Magnify, which combines MO 455: Foundations of Positive Organizational Scholarship and MO 456: Action Learning for Foundations in Positive Organizational Scholarship, began in 2014 and was born out of the Center for Positive Organizations (CPO). The seven-week course, which takes place in the summer semester, is open to all U-M undergraduate majors and gives them a firsthand look into how to manage and lead organizations that flourish and help employees thrive.
As an immersion program, Magnify students participate in workshops, hear from professionals who are active in positive organizational scholarship, receive peer coaching, and engage in experiential activities. As part of their final week, students in the current Magnify cohort will host a showcase this week. During the showcase, students will reflect on their new insights from the capstone projects and how they can apply them in their professional and personal lives.
One of the highlights of the course is a mini-consulting project, where students partner with various organizations strategizing and providing insights on what positive business practices could be implemented. For Gorman, working with DPS was a life-changing experience. Her cohort connected with various stakeholders, including teachers, students, parents, curriculum designers, and cabinet members, and looked for ways the school system and its constituents flourish.
We’d ask stakeholders, ‘What’s your favorite part about coming to work each day?’ or ‘Can you tell me about a time that just about put you on cloud nine?’ Each time, I saw the entire energy in the room shift – people were so excited to be talking,” said Gorman. “You realize how the things that impact people’s lives are not simply dramatic, one-time transformations; daily positive practices hold so much potential and strongly impact individuals’ well-being.”

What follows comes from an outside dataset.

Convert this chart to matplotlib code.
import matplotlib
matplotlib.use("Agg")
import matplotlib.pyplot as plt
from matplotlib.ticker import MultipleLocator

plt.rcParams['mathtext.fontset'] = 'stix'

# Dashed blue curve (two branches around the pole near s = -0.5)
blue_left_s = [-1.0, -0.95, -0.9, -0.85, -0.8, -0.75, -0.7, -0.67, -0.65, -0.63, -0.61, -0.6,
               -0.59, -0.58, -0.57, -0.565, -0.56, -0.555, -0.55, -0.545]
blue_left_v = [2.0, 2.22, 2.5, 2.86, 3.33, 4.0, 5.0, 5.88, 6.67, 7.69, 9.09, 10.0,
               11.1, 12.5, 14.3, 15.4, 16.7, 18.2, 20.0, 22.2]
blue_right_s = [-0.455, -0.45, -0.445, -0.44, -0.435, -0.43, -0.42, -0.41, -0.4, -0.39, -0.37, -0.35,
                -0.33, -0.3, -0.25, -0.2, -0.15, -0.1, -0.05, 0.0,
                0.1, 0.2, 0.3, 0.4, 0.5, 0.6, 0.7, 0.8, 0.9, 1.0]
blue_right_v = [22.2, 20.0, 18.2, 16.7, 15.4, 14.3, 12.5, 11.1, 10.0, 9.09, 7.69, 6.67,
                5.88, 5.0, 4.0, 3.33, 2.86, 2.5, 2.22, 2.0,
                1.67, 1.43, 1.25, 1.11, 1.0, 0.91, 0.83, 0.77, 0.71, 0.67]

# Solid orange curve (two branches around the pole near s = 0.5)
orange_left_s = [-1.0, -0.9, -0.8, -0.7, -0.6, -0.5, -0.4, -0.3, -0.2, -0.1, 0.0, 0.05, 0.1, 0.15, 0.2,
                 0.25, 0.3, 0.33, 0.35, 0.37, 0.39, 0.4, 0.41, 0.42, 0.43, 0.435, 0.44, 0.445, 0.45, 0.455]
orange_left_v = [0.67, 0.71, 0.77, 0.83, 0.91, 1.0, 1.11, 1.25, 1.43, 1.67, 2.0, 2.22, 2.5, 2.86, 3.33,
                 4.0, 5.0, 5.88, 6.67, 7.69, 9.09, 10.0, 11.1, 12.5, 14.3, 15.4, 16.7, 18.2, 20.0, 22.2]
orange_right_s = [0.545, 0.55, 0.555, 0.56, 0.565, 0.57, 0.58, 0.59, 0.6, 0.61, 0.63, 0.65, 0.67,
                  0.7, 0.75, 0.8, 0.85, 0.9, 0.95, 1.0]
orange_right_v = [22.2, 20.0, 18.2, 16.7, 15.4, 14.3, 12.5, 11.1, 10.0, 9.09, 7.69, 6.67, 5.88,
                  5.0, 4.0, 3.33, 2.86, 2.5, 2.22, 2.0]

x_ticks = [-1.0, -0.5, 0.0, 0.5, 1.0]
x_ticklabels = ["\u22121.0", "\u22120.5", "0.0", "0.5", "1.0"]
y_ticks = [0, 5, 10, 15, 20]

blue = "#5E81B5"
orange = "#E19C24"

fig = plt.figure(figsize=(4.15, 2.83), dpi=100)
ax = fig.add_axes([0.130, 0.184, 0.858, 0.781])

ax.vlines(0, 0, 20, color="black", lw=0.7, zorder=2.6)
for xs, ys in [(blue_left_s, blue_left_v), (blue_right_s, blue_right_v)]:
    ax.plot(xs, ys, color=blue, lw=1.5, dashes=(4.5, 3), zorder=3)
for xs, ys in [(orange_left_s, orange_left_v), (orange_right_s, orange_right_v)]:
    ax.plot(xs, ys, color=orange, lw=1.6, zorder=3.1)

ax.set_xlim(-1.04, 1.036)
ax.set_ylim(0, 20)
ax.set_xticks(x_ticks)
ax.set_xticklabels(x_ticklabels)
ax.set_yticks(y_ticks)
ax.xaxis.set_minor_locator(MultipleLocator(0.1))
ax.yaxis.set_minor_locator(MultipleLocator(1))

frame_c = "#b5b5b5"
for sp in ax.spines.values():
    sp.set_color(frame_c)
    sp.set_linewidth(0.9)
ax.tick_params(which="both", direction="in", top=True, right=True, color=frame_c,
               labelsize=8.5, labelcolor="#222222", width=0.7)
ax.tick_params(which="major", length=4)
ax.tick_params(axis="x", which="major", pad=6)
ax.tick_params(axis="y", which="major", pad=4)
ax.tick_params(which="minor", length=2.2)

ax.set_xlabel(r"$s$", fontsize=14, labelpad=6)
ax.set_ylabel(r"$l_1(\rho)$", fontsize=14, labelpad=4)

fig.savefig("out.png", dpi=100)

BBA sophomore Sophia Savas had a very similar experience with her project. Her cohort partnered with Quicken Loans in Detroit to improve inclusion in the workplace. She added that the challenge was finding solutions that the company hadn’t already put in place.
“We tried to highlight the different types of inclusion that occur in the workplace, whether it’s emotional inclusion or physical inclusion,” said Savas. “We spent time interviewing people all across the company and talking with people in different roles, showing them that inclusion is more than just statistics. They [Quicken Loans] think this is a unique way to give people a chance to learn about things that could take years of work experience to learn.”

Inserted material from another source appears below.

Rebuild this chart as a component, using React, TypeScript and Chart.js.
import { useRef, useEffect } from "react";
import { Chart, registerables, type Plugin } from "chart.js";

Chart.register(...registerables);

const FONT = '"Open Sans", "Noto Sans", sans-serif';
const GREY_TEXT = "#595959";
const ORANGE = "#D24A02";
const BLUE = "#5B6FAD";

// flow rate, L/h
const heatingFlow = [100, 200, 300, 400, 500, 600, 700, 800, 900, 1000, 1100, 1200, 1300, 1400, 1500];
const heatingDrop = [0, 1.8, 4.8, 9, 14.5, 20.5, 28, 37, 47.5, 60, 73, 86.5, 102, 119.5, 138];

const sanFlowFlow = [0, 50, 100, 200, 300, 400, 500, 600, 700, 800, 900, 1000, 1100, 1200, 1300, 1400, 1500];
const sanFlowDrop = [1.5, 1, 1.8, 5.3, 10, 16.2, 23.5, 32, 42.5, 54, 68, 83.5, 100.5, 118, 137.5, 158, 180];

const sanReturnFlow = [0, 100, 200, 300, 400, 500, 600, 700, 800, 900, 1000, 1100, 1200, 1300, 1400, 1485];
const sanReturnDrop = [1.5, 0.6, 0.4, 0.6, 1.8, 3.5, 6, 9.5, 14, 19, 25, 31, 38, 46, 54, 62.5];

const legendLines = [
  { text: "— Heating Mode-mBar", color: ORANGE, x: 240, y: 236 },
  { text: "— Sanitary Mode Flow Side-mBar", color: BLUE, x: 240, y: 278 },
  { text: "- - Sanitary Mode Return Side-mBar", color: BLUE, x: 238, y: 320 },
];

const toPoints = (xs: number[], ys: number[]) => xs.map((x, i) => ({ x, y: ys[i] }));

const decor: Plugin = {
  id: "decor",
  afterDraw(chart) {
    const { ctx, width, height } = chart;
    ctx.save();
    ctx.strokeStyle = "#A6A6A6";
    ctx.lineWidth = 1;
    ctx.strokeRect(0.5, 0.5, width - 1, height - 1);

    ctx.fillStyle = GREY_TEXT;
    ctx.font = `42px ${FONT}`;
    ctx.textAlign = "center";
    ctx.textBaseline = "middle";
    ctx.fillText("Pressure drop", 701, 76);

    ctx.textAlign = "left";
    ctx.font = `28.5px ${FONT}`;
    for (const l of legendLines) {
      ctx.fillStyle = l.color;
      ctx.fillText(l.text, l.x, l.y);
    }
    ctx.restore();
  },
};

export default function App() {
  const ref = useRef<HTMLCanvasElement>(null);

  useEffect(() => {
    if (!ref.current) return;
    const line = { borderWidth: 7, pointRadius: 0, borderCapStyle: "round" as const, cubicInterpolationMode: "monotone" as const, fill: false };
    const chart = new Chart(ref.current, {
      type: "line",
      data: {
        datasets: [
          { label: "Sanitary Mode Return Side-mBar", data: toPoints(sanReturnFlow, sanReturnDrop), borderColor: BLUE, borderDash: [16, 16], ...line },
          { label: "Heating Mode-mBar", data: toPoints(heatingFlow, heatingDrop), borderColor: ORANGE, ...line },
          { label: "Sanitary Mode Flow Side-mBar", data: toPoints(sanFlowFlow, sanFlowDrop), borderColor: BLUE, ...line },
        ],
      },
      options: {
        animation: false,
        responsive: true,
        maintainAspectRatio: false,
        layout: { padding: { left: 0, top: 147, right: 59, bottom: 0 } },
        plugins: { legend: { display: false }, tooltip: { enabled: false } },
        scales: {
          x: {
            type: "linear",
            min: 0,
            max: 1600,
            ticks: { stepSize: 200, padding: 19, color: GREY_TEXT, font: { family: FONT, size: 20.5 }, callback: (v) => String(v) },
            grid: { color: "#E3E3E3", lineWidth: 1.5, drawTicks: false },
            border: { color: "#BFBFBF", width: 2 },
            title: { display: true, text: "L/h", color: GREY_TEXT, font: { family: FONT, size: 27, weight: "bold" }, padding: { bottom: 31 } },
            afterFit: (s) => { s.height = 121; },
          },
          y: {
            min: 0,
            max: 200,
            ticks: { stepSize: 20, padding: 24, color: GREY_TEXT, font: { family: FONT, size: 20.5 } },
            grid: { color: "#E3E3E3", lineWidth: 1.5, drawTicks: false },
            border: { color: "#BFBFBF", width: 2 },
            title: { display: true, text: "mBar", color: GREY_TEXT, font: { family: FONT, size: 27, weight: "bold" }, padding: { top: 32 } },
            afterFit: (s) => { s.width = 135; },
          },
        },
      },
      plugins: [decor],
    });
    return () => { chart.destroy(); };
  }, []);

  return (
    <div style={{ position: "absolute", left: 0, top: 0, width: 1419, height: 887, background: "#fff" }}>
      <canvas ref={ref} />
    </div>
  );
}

Magnify faculty director and co-instructor Monica Worline says the program is unique because it marries positive organizational scholarship with action-based learning and students can provide these insights to organizations because they are practicing what they’re preaching.
“We’re actually engaging the students to use the same kind of tools, tactics, and research-based knowledge that they’re learning in classroom,” said Worline. “They’re learning how to build an organization that brings out people’s well-being. They work together to talk about their purpose in life and as a student.”

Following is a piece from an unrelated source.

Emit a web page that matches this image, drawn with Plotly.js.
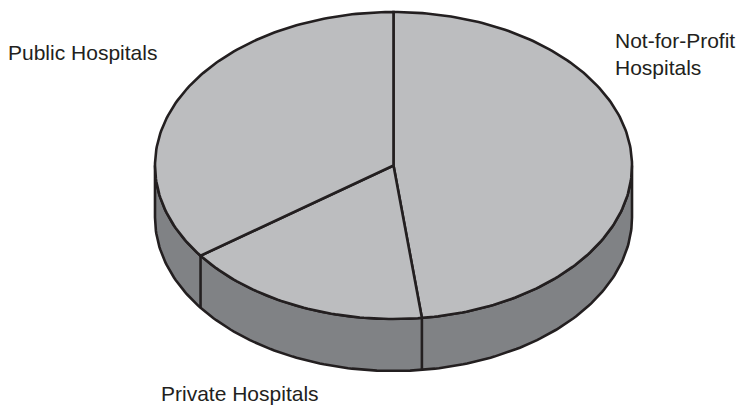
<!DOCTYPE html>
<html>
<head>
<meta charset="utf-8">
<script src="https://cdn.plot.ly/plotly-3.0.1.min.js"></script>
<style>html,body{margin:0;padding:0;background:#fff}#chart{width:738px;height:405px}</style>
</head>
<body>
<div id="chart"></div>
<script>
// Hospital ownership shares, clockwise from twelve o'clock
const categories = ['Not-for-Profit Hospitals', 'Private Hospitals', 'Public Hospitals'];
const shares = [48.1, 16.9, 35.0];
const labelLines = ['Not-for-Profit<br>Hospitals', 'Private Hospitals', 'Public Hospitals'];
const labelX = [613, 159, 6];
const labelY = [53.5, 393.5, 52.5];

// Tilted disc geometry, in plot units
const cx = 393.5, cy = 165.5, rx = 238.5, ry = 153.5, depth = 52;
const topColor = '#bcbdbf', wallColor = '#808285', ink = '#231f20', lineWidth = 2.6;

const rad = d => d * Math.PI / 180;
const rimX = a => cx + rx * Math.sin(rad(a));
const rimY = (a, drop) => cy - ry * Math.cos(rad(a)) + drop;
function arc(a0, a1, drop) {
  const xs = [], ys = [], n = Math.max(2, Math.ceil(Math.abs(a1 - a0)));
  for (let i = 0; i <= n; i++) {
    const a = a0 + (a1 - a0) * i / n;
    xs.push(rimX(a)); ys.push(rimY(a, drop));
  }
  return {xs, ys};
}

const total = shares.reduce((s, v) => s + v, 0);
const edges = [0];
shares.forEach(v => edges.push(edges[edges.length - 1] + v / total * 360));

const traces = [];
const hidden = {hoverinfo: 'skip', showlegend: false};
const outline = {color: ink, width: lineWidth};

// Outer wall: the front half of the rim, dropped by the disc depth
const upper = arc(90, 270, 0), lower = arc(270, 90, depth);
traces.push(Object.assign({
  type: 'scatter', mode: 'lines', name: 'wall',
  x: upper.xs.concat(lower.xs, [upper.xs[0]]), y: upper.ys.concat(lower.ys, [upper.ys[0]]),
  fill: 'toself', fillcolor: wallColor, line: outline
}, hidden));

// Vertical seams where slice boundaries meet the wall
edges.slice(1, -1).forEach(a => {
  if (a > 90 && a < 270) {
    traces.push(Object.assign({
      type: 'scatter', mode: 'lines',
      x: [rimX(a), rimX(a)], y: [rimY(a, 0), rimY(a, depth)], line: outline
    }, hidden));
  }
});

// Top face slices
categories.forEach((name, i) => {
  const r = arc(edges[i], edges[i + 1], 0);
  traces.push(Object.assign({
    type: 'scatter', mode: 'lines', name,
    x: [cx].concat(r.xs, [cx]), y: [cy].concat(r.ys, [cy]),
    fill: 'toself', fillcolor: topColor, line: outline
  }, hidden));
});

// Slice captions
const annotations = labelLines.map((text, i) => ({
  x: labelX[i], y: labelY[i], xref: 'x', yref: 'y',
  text, showarrow: false, xanchor: 'left', yanchor: 'middle', align: 'left',
  font: {family: 'Liberation Sans, Arial, sans-serif', size: 21, color: ink}
}));

const axis = {visible: false, fixedrange: true};
Plotly.newPlot('chart', traces, {
  width: 738, height: 405,
  margin: {l: 0, r: 0, t: 0, b: 0},
  paper_bgcolor: '#fff', plot_bgcolor: '#fff',
  showlegend: false,
  xaxis: Object.assign({range: [0, 738]}, axis),
  yaxis: Object.assign({range: [405, 0]}, axis),
  annotations
}, {displayModeBar: false, staticPlot: true});
</script>
</body>
</html>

Jane Dutton agrees. Also a Magnify co-instructor, she focuses on the research aspect of positive organizational scholarship, while Monica focuses on the practical application. Once students complete the program, they can join the CPO as fellows, assisting in various programs and activities like event planning. “It changes how they see their world beyond school. It empowers them to think about how they can help other people and see the positive impact they can have.”
Another unique element of the program is the diversity of students. The majority of program participants are women (although more male students are applying) and students come from a wide array of majors.
“I think the program really addresses what the underlying purpose of diversity, equity, and inclusion is,” said Savas. “Appreciating people for who they are and allowing people to be their full selves. You have unique ideas and unique experiences that will contribute to creating new ideas.”